**Requirement**: Give back exactly the lines from the beginning of the listing below to the line holding "minimum width=3.87cm, minimum", both ends included; the pictures stay out.

* begin *

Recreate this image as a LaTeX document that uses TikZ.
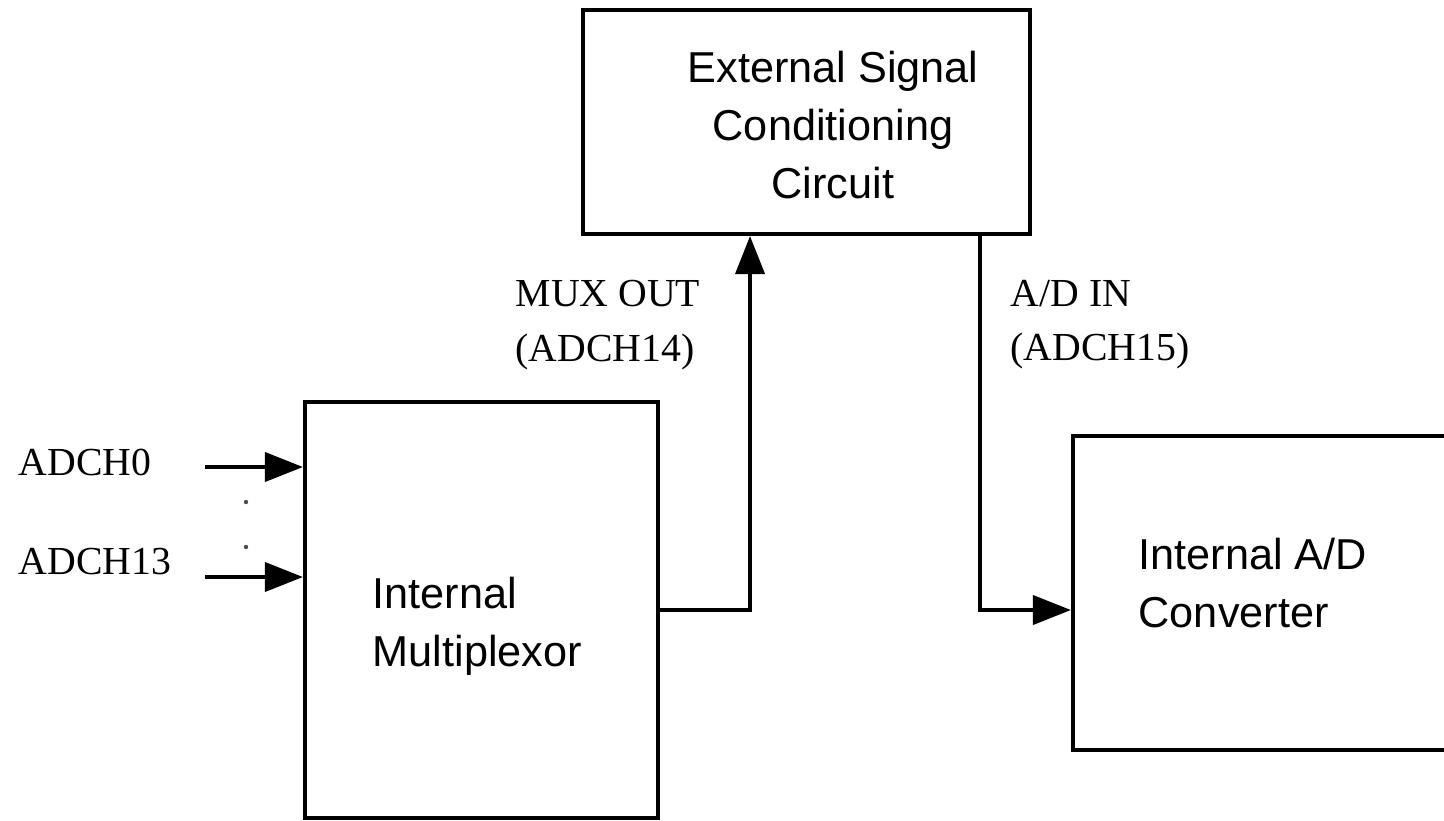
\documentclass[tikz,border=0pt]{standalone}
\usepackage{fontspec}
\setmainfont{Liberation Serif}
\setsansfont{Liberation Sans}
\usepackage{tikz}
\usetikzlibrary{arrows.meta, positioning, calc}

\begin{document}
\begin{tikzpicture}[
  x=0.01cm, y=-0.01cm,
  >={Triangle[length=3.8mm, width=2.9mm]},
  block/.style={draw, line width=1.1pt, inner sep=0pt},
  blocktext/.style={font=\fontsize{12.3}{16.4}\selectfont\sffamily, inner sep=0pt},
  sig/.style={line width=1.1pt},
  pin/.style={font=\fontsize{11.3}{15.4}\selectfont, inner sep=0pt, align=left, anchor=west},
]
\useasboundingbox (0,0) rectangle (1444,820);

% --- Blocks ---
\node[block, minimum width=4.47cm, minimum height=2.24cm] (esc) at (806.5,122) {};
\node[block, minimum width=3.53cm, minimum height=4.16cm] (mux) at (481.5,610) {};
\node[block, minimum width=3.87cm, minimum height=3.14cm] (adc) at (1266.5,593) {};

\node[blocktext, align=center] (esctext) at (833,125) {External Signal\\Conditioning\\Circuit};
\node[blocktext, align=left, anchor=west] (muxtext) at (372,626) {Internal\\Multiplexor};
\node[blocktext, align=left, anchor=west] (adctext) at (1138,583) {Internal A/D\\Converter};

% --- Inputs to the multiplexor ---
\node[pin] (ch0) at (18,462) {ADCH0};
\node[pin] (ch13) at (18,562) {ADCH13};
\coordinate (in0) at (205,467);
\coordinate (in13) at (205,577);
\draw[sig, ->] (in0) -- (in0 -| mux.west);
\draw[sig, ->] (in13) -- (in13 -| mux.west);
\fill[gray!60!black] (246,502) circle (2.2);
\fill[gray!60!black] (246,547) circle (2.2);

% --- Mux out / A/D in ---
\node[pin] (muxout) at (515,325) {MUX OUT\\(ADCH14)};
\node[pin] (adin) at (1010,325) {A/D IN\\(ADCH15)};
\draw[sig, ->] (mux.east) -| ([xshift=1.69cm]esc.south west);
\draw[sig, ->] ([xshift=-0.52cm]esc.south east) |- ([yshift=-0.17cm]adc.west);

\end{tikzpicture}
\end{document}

* end *

**Exercise response**:
Recreate this image as a LaTeX document that uses TikZ.
\documentclass[tikz,border=0pt]{standalone}
\usepackage{fontspec}
\setmainfont{Liberation Serif}
\setsansfont{Liberation Sans}
\usepackage{tikz}
\usetikzlibrary{arrows.meta, positioning, calc}

\begin{document}
\begin{tikzpicture}[
  x=0.01cm, y=-0.01cm,
  >={Triangle[length=3.8mm, width=2.9mm]},
  block/.style={draw, line width=1.1pt, inner sep=0pt},
  blocktext/.style={font=\fontsize{12.3}{16.4}\selectfont\sffamily, inner sep=0pt},
  sig/.style={line width=1.1pt},
  pin/.style={font=\fontsize{11.3}{15.4}\selectfont, inner sep=0pt, align=left, anchor=west},
]
\useasboundingbox (0,0) rectangle (1444,820);

% --- Blocks ---
\node[block, minimum width=4.47cm, minimum height=2.24cm] (esc) at (806.5,122) {};
\node[block, minimum width=3.53cm, minimum height=4.16cm] (mux) at (481.5,610) {};
\node[block, minimum width=3.87cm, minimum height=3.14cm] (adc) at (1266.5,593) {};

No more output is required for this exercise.